The problem here is the trees. Within one acre (43,560 square feet) of where I am writing, I have counted 10 fallen trees. Visually, the rest of the town looks similar. Trees have blocked roads and fallen onto houses. They have ripped down power lines, or else the electrical poles themselves have uprooted — sometimes twisted into splintered segments.

As in New Orleans and other parts of the state, people here are without power. Gasoline and groceries are in short supply.

This has been hard on my family, as one family member fell and broke his hip during the storm, and many of us had to be outside during the worst of it in order to help him. First responders were unable to come until the next day.

Takeaway messages

  1. Climate change means that nowhere is completely safe. My plan of travelling 80 miles north was laughable, considering that at least 25 people were killed by the storm in distant New Jersey as of Sept. 4. Eighteen have died in New York. We cannot behave as if hurricanes are just a Southern problem, or even a coastal problem. This storm crossed a long stretch of the country, far inland.
  1. Capitalist society — especially in this period of profound crisis and long-term decline — is completely unable to deal with stress of this, or really any, magnitude. On paper, this is the richest country in the world, but that wealth is hoarded by a few, while virtually all social and material infrastructure is deteriorating. Because of socialist planning, tiny Cuba is able to deal with storms far better than the U.S.

The whole of Cuban society is mobilized to deal with hurricanes, and the aftermath is about recovery, not greed. Regular preparedness drills are conducted everywhere. The focus is on risk-reduction with an integrated response from local fire departments, health, transportation and other public services. 

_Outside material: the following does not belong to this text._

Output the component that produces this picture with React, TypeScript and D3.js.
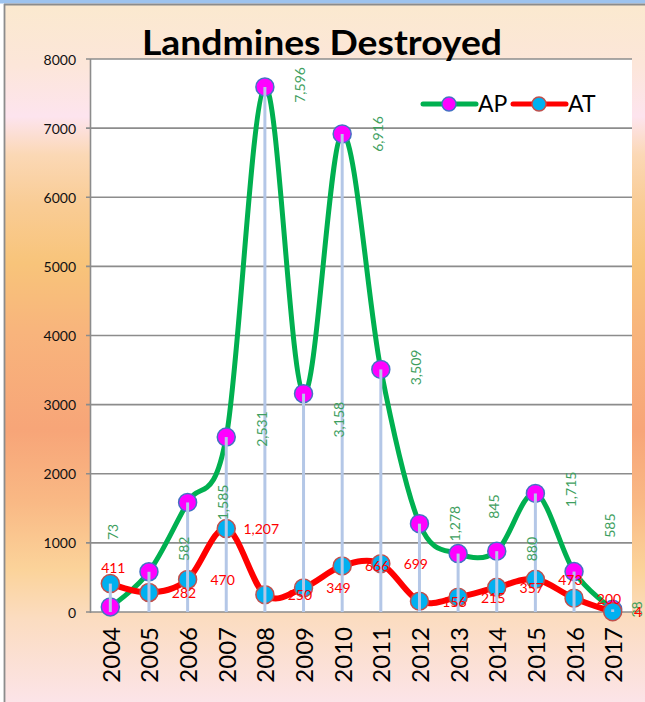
import React from "react";
import * as d3 from "d3";

// chart data
const years = ["2004", "2005", "2006", "2007", "2008", "2009", "2010", "2011", "2012", "2013", "2014", "2015", "2016", "2017"];
const apValues = [73, 582, 1585, 2531, 7596, 3158, 6916, 3509, 1278, 845, 880, 1715, 585, 38];
const atValues = [411, 282, 470, 1207, 250, 349, 666, 699, 156, 215, 357, 473, 200, 4];
const yTicks = [0, 1000, 2000, 3000, 4000, 5000, 6000, 7000, 8000];
const seriesNames = ["AP", "AT"];
const title = "Landmines Destroyed";

// label nudges (px, vertical) for the AP labels that were hand-moved in the original
const apLabelLift = [75, 23, 0, 8, 2, -26, 0, 2, 0, 47, 2, 4, 46, 0];

const W = 645;
const H = 702;
const FONT = "Lato, 'Open Sans', sans-serif";

const bgStops: [number, string][] = [
  [0, "#fbe9cf"],
  [0.085, "#fce6d9"],
  [0.16, "#fde4ee"],
  [0.215, "#fbd8b5"],
  [0.285, "#f9cc95"],
  [0.37, "#f8c47a"],
  [0.47, "#f8b47c"],
  [0.61, "#f7a578"],
  [0.71, "#f9b884"],
  [0.81, "#fbd39a"],
  [0.88, "#fbdcc0"],
  [1, "#fce4e8"],
];

const App = () => {
  const x = d3.scaleBand<string>().domain(years).range([91, 632]).padding(0);
  const y = d3.scaleLinear().domain([0, 8000]).range([612, 59]);
  const cx = (i: number) => (x(years[i]) as number) + x.bandwidth() / 2;
  const fmt = d3.format(",");

  const line = d3
    .line<number>()
    .x((_, i) => cx(i))
    .y((d) => y(d))
    .curve(d3.curveCatmullRom.alpha(0));

  const apColor = "#00b050";
  const atColor = "#ff0000";
  const labelRight = 35;

  return (
    <svg width={W} height={H} style={{ position: "absolute", left: 0, top: 0, display: "block" }}>
      <defs>
        <linearGradient id="bg" x1="0" y1="0" x2="0" y2="1">
          {bgStops.map(([o, c]) => (
            <stop key={o} offset={o} stopColor={c} />
          ))}
        </linearGradient>
      </defs>
      <rect x={0} y={0} width={W} height={H} fill="#fff" />
      <rect x={5} y={5} width={W - 5} height={H - 5} fill="url(#bg)" />
      <rect x={0} y={0} width={W} height={3.5} fill="#9dc3ee" />
      <line x1={4} x2={W} y1={4.5} y2={4.5} stroke="#8c8c8c" strokeWidth={1.8} />
      <line x1={4.5} x2={4.5} y1={4} y2={H} stroke="#8c8c8c" strokeWidth={1.8} />

      {/* plot area */}
      <rect x={91} y={59} width={541} height={553} fill="#fff" />

      {/* grid + y axis */}
      {yTicks.map((t) => (
        <g key={t}>
          <line x1={86} x2={632} y1={y(t)} y2={y(t)} stroke="#8c8c8c" strokeWidth={1.6} />
          <text x={76} y={y(t)} textAnchor="end" dominantBaseline="central" fontSize={14} fontFamily={FONT} fill="#111">
            {t}
          </text>
        </g>
      ))}
      <line x1={90.5} x2={90.5} y1={59} y2={613} stroke="#8c8c8c" strokeWidth={1.6} />

      {/* x labels */}
      {years.map((yr, i) => (
        <text
          key={yr}
          transform={`translate(${cx(i)},627) rotate(-90)`}
          textAnchor="end"
          dominantBaseline="central"
          fontSize={24}
          fontFamily={FONT}
          fill="#000"
        >
          {yr}
        </text>
      ))}

      {/* AP series */}
      <path d={line(apValues) || ""} fill="none" stroke={apColor} strokeWidth={5} />
      {apValues.map((v, i) => (
        <circle key={"ap" + i} cx={cx(i)} cy={y(v)} r={9} fill="#ff00ff" stroke="#4472c4" strokeWidth={1.5} />
      ))}

      {/* AT series */}
      <path d={line(atValues) || ""} fill="none" stroke={atColor} strokeWidth={6} />
      {atValues.map((v, i) => (
        <circle key={"at" + i} cx={cx(i)} cy={y(v)} r={9} fill="#00b0f0" stroke="#c0504d" strokeWidth={1.5} />
      ))}

      {/* drop lines */}
      {years.map((yr, i) => (
        <line
          key={"drop" + yr}
          x1={cx(i)}
          x2={cx(i)}
          y1={y(Math.max(apValues[i], atValues[i]))}
          y2={y(0)}
          stroke="#b4c7e7"
          strokeWidth={3}
        />
      ))}

      {/* data labels */}
      {apValues.map((v, i) => {
        const lx = i === 0 ? cx(i) + 2 : Math.min(cx(i) + labelRight, W - 9);
        const ly = y(v) - apLabelLift[i];
        return (
          <text
            key={"apl" + i}
            transform={`translate(${lx},${ly}) rotate(-90)`}
            textAnchor="middle"
            dominantBaseline="central"
            fontSize={14}
            fontFamily={FONT}
            fill="#3f9f5f"
          >
            {fmt(v)}
          </text>
        );
      })}
      {atValues.map((v, i) => {
        const lx = i === 0 ? cx(i) + 3 : Math.min(cx(i) + labelRight, W - 7);
        const ly = i === 0 ? y(v) - 16 : y(v);
        return (
          <text
            key={"atl" + i}
            x={lx}
            y={ly}
            textAnchor="middle"
            dominantBaseline="central"
            fontSize={14}
            fontFamily={FONT}
            fill={atColor}
          >
            {fmt(v)}
          </text>
        );
      })}

      {/* title */}
      <text
        x={322}
        y={55}
        textAnchor="middle"
        fontSize={35}
        fontWeight="bold"
        fontFamily={FONT}
        fill="#000"
        textLength={360}
        lengthAdjust="spacingAndGlyphs"
      >
        {title}
      </text>

      {/* legend */}
      {seriesNames.map((name, k) => {
        const x0 = 423 + k * 90;
        const col = k === 0 ? apColor : atColor;
        return (
          <g key={name}>
            <line x1={x0} x2={x0 + 53} y1={104} y2={104} stroke={col} strokeWidth={5} strokeLinecap="round" />
            <circle
              cx={x0 + 26}
              cy={104}
              r={7}
              fill={k === 0 ? "#ff00ff" : "#00b0f0"}
              stroke={k === 0 ? "#4472c4" : "#c0504d"}
              strokeWidth={1.5}
            />
            <text x={x0 + 55} y={112} fontSize={23} fontFamily={FONT} fill="#000">
              {name}
            </text>
          </g>
        );
      })}
    </svg>
  );
};

export default App;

Before storms occur, Cuban government officials, police and military personnel help people move their belongings to safer locations. The government also guarantees replacement of all lost property. Most impressively, they have a 100-year plan to move towns further inland in response to climate change.

Meanwhile, here, horror story after horror story is emerging in the aftermath of Ida. In New Orleans, the government — city, state and federal — did not provide transportation that would have allowed working-class residents without vehicles to evacuate. This is despite the fact that the city issued mandatory evacuation orders for areas outside the levees, and strongly advised other residents to evacuate. Some 35% of Black households do not own an auto, and about 20% of white households don’t own autos.

In Independence, La., over 800 nursing home residents from facilities owned by Baton Rouge businessman Bob J. Dean Jr. were thrown into a warehouse. These people were left in their own filth. At least four of them have died. This is all too similar to Hurricane Katrina.  

The working class has no stake in this rotten society. Overthrowing capitalist rule is truly a matter of life and death.